[Dataset items]
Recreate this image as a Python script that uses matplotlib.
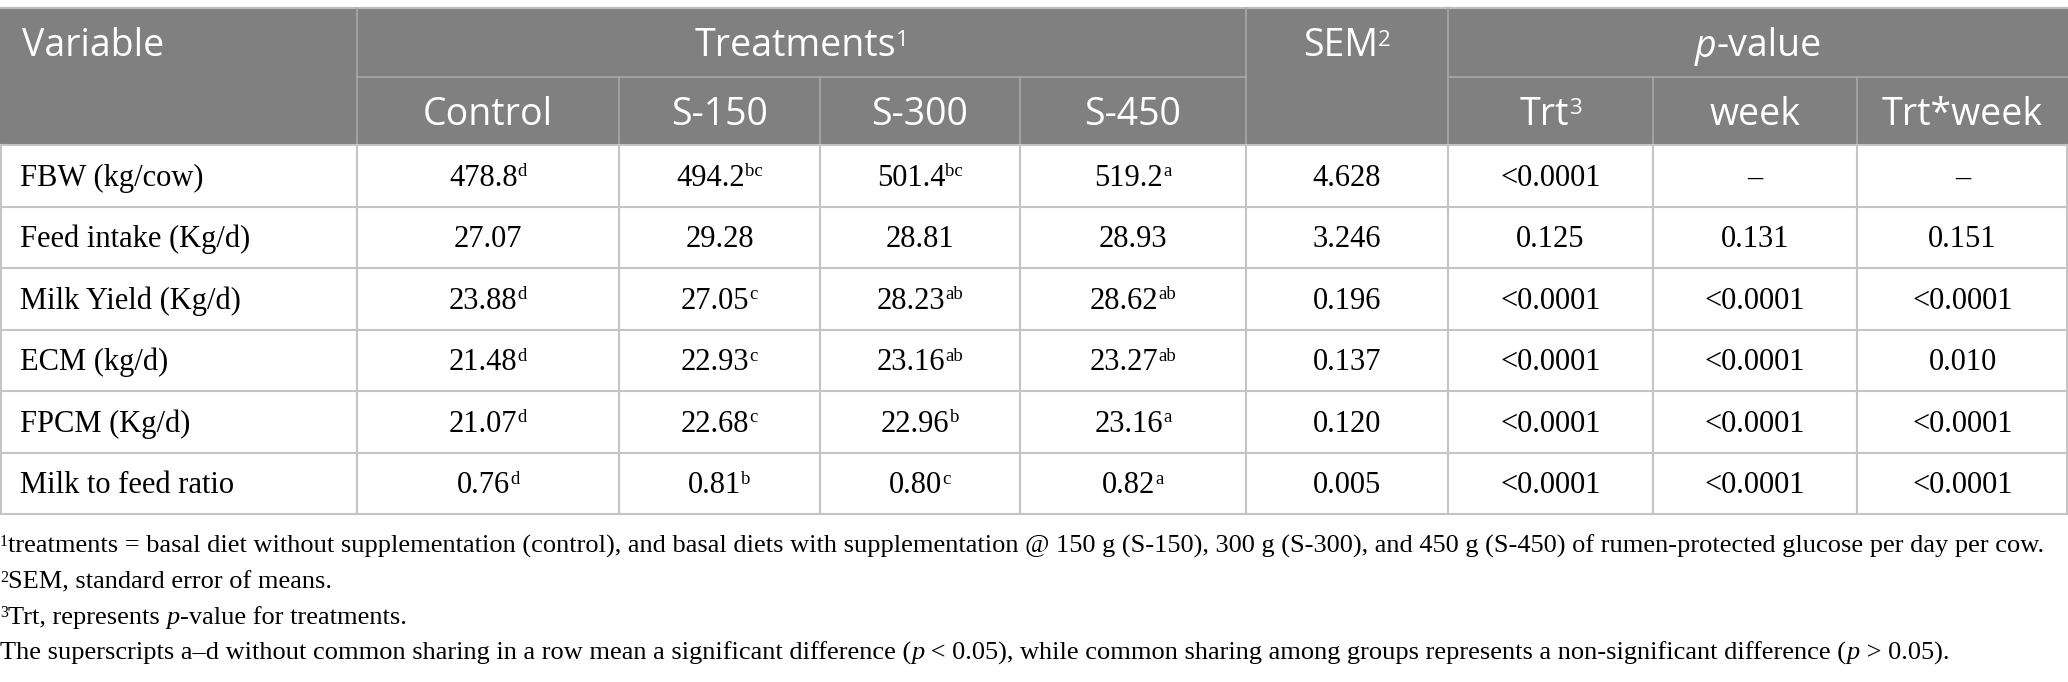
import matplotlib
matplotlib.use('Agg')
import matplotlib.pyplot as plt
from matplotlib.patches import Rectangle
from matplotlib.font_manager import FontProperties

# ---------------- data ----------------
variables = ["FBW (kg/cow)", "Feed intake (Kg/d)", "Milk Yield (Kg/d)",
             "ECM (kg/d)", "FPCM (Kg/d)", "Milk to feed ratio"]
treatments = ["Control", "S-150", "S-300", "S-450"]
means = [["478.8", "494.2", "501.4", "519.2"],
         ["27.07", "29.28", "28.81", "28.93"],
         ["23.88", "27.05", "28.23", "28.62"],
         ["21.48", "22.93", "23.16", "23.27"],
         ["21.07", "22.68", "22.96", "23.16"],
         ["0.76", "0.81", "0.80", "0.82"]]
letters = [["d", "bc", "bc", "a"],
           ["", "", "", ""],
           ["d", "c", "ab", "ab"],
           ["d", "c", "ab", "ab"],
           ["d", "c", "b", "a"],
           ["d", "b", "c", "a"]]
sem = ["4.628", "3.246", "0.196", "0.137", "0.120", "0.005"]
p_trt = ["<0.0001", "0.125", "<0.0001", "<0.0001", "<0.0001", "<0.0001"]
p_week = ["\u2013", "0.131", "<0.0001", "<0.0001", "<0.0001", "<0.0001"]
p_int = ["\u2013", "0.151", "<0.0001", "0.010", "<0.0001", "<0.0001"]
p_headers = ["Trt", "week", "Trt*week"]
p_header_sup = ["3", "", ""]

footnotes = [
    [("1", "sup"), ("treatments = basal diet without supplementation (control), and basal diets with supplementation @ 150 g (S-150), 300 g (S-300), and 450 g (S-450) of rumen-protected glucose per day per cow.", "rm")],
    [("2", "sup"), ("SEM, standard error of means.", "rm")],
    [("3", "sup"), ("Trt, represents ", "rm"), ("p", "it"), ("-value for treatments.", "rm")],
    [("The superscripts a\u2013d without common sharing in a row mean a significant difference (", "rm"), ("p", "it"),
     (" < 0.05), while common sharing among groups represents a non-significant difference (", "rm"), ("p", "it"), (" > 0.05).", "rm")],
]

# ---------------- layout ----------------
W, H = 2068, 682
col_widths = [357, 262, 201, 200, 226, 202, 205, 204, 211]
table_top = 8
h1, h2 = 69, 68
row_h = 61.5
header_color = "#808080"
grid_color = "#c4c4c4"
head_line = "#a8a8a8"

fig = plt.figure(figsize=(W / 100, H / 100), dpi=100)
ax = fig.add_axes([0, 0, 1, 1])
ax.set_xlim(0, W)
ax.set_ylim(H, 0)
ax.axis('off')
renderer = fig.canvas.get_renderer()

HEAD = FontProperties(family="Open Sans", size=27)
HEAD_IT = FontProperties(family="Open Sans", size=27, style="italic")
HEAD_SUP = FontProperties(family="Open Sans", size=16)
BODY = FontProperties(family="Liberation Serif", size=22)
BODY_SUP = FontProperties(family="Liberation Serif", size=13.5)
FOOT = FontProperties(family="Liberation Serif", size=19)
FOOT_IT = FontProperties(family="Liberation Serif", size=19, style="italic")
FOOT_SUP = FontProperties(family="Liberation Serif", size=11.5)


def width_of(s, fp):
    t = ax.text(0, 0, "|" + s + "|", fontproperties=fp)
    w1 = t.get_window_extent(renderer).width
    t.remove()
    t = ax.text(0, 0, "||", fontproperties=fp)
    w0 = t.get_window_extent(renderer).width
    t.remove()
    return w1 - w0


def draw_rich(x, y, segs, ha="left", color="black"):
    widths = [width_of(s, fp) for s, fp, r in segs]
    total = sum(widths)
    if ha == "center":
        x = x - total / 2
    for (s, fp, rise), w in zip(segs, widths):
        ax.text(x, y - rise, s, fontproperties=fp, color=color, va="baseline", ha="left")
        x += w


xs = [0]
for w in col_widths:
    xs.append(xs[-1] + w)
centers = [(xs[i] + xs[i + 1]) / 2 for i in range(len(col_widths))]

head_bottom = table_top + h1 + h2
table_bottom = head_bottom + row_h * len(variables)

# header background
ax.add_patch(Rectangle((0, table_top), W, h1 + h2, facecolor=header_color, edgecolor="none"))
ax.plot([0, W], [table_top, table_top], color="#bdbdbd", lw=1.5)

# header lines
mid = table_top + h1
ax.plot([xs[1], xs[5]], [mid, mid], color=head_line, lw=1.2)
ax.plot([xs[6], W], [mid, mid], color=head_line, lw=1.2)
for i in [1, 5, 6]:
    ax.plot([xs[i], xs[i]], [table_top, head_bottom], color=head_line, lw=1.2)
for i in [2, 3, 4, 7, 8]:
    ax.plot([xs[i], xs[i]], [mid, head_bottom], color=head_line, lw=1.2)

white = "white"
y1 = table_top + h1 / 2 + 14
y2 = mid + h2 / 2 + 14
draw_rich(22, y1, [("Variable", HEAD, 0)], color=white)
draw_rich((xs[1] + xs[5]) / 2, y1, [("Treatments", HEAD, 0), ("1", HEAD_SUP, 11)], ha="center", color=white)
draw_rich(centers[5], y1, [("SEM", HEAD, 0), ("2", HEAD_SUP, 11)], ha="center", color=white)
draw_rich((xs[6] + W) / 2, y1, [("p", HEAD_IT, 0), ("-value", HEAD, 0)], ha="center", color=white)
for j, name in enumerate(treatments):
    draw_rich(centers[1 + j], y2, [(name, HEAD, 0)], ha="center", color=white)
for j, name in enumerate(p_headers):
    segs = [(name, HEAD, 0)]
    if p_header_sup[j]:
        segs.append((p_header_sup[j], HEAD_SUP, 11))
    draw_rich(centers[6 + j], y2, segs, ha="center", color=white)

# body grid
for i in range(len(variables) + 1):
    y = head_bottom + row_h * i
    ax.plot([0, W], [y, y], color=grid_color, lw=1.5)
for i in range(len(xs)):
    x = min(max(xs[i], 0.75), W - 0.75)
    ax.plot([x, x], [head_bottom, table_bottom], color=grid_color, lw=1.5)

# body text
for r, var in enumerate(variables):
    yb = head_bottom + row_h * r + row_h / 2 + 10
    draw_rich(20, yb, [(var, BODY, 0)])
    for j in range(4):
        segs = [(means[r][j], BODY, 0)]
        if letters[r][j]:
            segs.append((letters[r][j], BODY_SUP, 9.5))
        draw_rich(centers[1 + j], yb, segs, ha="center")
    for c, val in zip([5, 6, 7, 8], [sem[r], p_trt[r], p_week[r], p_int[r]]):
        draw_rich(centers[c], yb, [(val, BODY, 0)], ha="center")

# footnotes
style_map = {"rm": (FOOT, 0), "it": (FOOT_IT, 0), "sup": (FOOT_SUP, 7)}
foot_y0 = 553
foot_dy = 35.5
for k, line in enumerate(footnotes):
    segs = [(s, style_map[st][0], style_map[st][1]) for s, st in line]
    draw_rich(0, foot_y0 + foot_dy * k, segs)

fig.savefig("out.png", dpi=100, facecolor="white")
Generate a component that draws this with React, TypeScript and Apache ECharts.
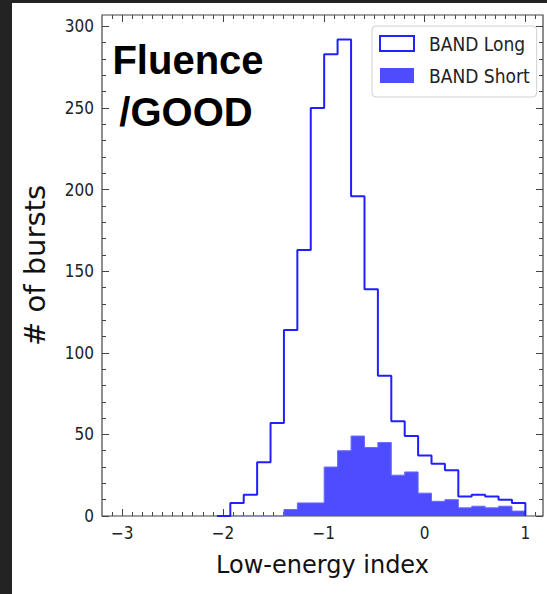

[GIVEN TASK] Your answer should be a single number: the count of lines in the material above that contain "this".

[RESULT BELOW] 2